Corospondent - July 2016
Brexit: The investment implications - July 2016
The consensus sentiment globally was that the UK would not vote to exit the EU, given the jump into the unknown this would represent. Therefore the world was surprised to wake on 24 June to the shock of the UK electorate doing just that. The moves in currencies and equity markets were immediate and brutal. The performance of safe haven assets such as precious commodities as well as US and Swiss government bonds was also immediately boosted as investors scurried for perceived safety in the light of this great jump into the unknown.
As referred to in the previous article, we were as surprised by the outcome of the referendum as most other market participants. This did not mean that the ensuing volatility in markets did not present a potential opportunity for clients. As always, the most important step was to remain calm and unemotional, assess the likely impact and then identify assets inevitably being mispriced in the panic that follows unexpected events.
At Coronation, we benefit from a team of over 60 investment professionals. We have detailed models on all the companies and instruments we hold, so we were able to immediately isolate all parts of the companies that would have potential exposure to the fallout from Brexit. We ran various scenarios to see what the overall impact on valuations would be. We could then compare this to the moves in the market and take opportunities to invest where there was a clear discrepancy between what the market was pricing and what the actual impact would end up being. To be clear, this is not a simple process of buying the assets that have fallen the most; the end outcome for the UK and Europe is not clear and risks in certain valuations have increased.
An example of our approach was illustrated by our holdings in two large listed property companies in the UK. Intu and Capco, which are dual-listed in SA, fell 26% and 35% respectively in the days following the referendum. We bought a lot of Intu as we are very comfortable with its forecast for expected rental income, given the defensive nature of its shopping centre portfolio, which is predominantly based in regions which will be unaffected by the Brexit vote. We also do not believe that credit markets will freeze like they did following the global financial crisis, and expect that capitalisation rates will remain fairly stable as the Bank of England is likely to cut interest rates further. With Capco we have been more circumspect. While half of its valuation is represented by the retail-focused Covent Garden (which should do even better given increased tourism from the weaker pound), the other half of its valuation is far more speculative, influenced by the demand and pricing levels for residential property in the City of London, which is likely to feel the pain of Brexit more keenly.

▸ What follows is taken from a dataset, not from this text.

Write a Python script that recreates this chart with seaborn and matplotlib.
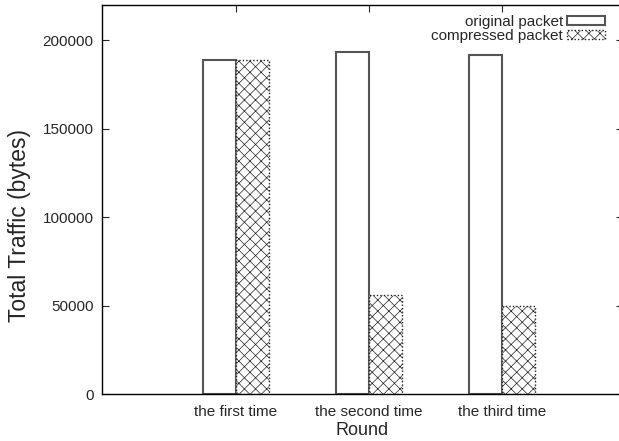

We have increased our holdings in two other dual-listed counters significantly following the referendum. Old Mutual fell sharply in line with many other UK insurers, despite the fact that the majority of its operations are domiciled outside the UK. The company is in the process of unbundling its core components and re-domiciling most of these assets back in SA. We do not expect the UK operations of Old Mutual to be that affected by Brexit, given that it is a UK wealth business serving predominantly UK citizens. As roughly 25% of the Old Mutual valuation is UK-based, we would have expected at most a 2.5% decline in its value with the 10% fall in the pound. Instead the share fell 14%, clearly an over-reaction.
Mondi has virtually no operations in the UK; all its operations are domiciled in Western and Eastern Europe and SA. Other than some potential spill-over from weaker European growth into demand for its packaging products there should be no impact at all from Brexit on its business. The slightly weaker euro will actually benefit Mondi’s export business. Despite this, Mondi’s share price fell 10% following the referendum, presenting a clear opportunity.
A number of other companies with very little or no UK exposure also fell on the day as a result of general risk sentiment. Anglo American, MTN and Steinhoff all fell between 10% and 12%, presenting good buying opportunities as these businesses’ fundamental values were entirely unaffected by the Brexit decision and their share prices merely reflected investor panic.
In the flight to safety, some of our other holdings have performed extremely well amid the panic. Our holding in British American Tobacco and our platinum shares were the big beneficiaries of money moving into safe havens. To the extent that the market has priced in a lot of good news here, we reduced some of these holdings to fund new investment ideas.
Markets are full of uncertainty. Unusual events will play out time and time again, often in an unpredictable fashion. As managers of long-term capital, our key strength is having the knowledge and depth of analysis to be able to take calm and rational decisions, often against the sentiment of the day. In times like these, some of the best investment decisions are made.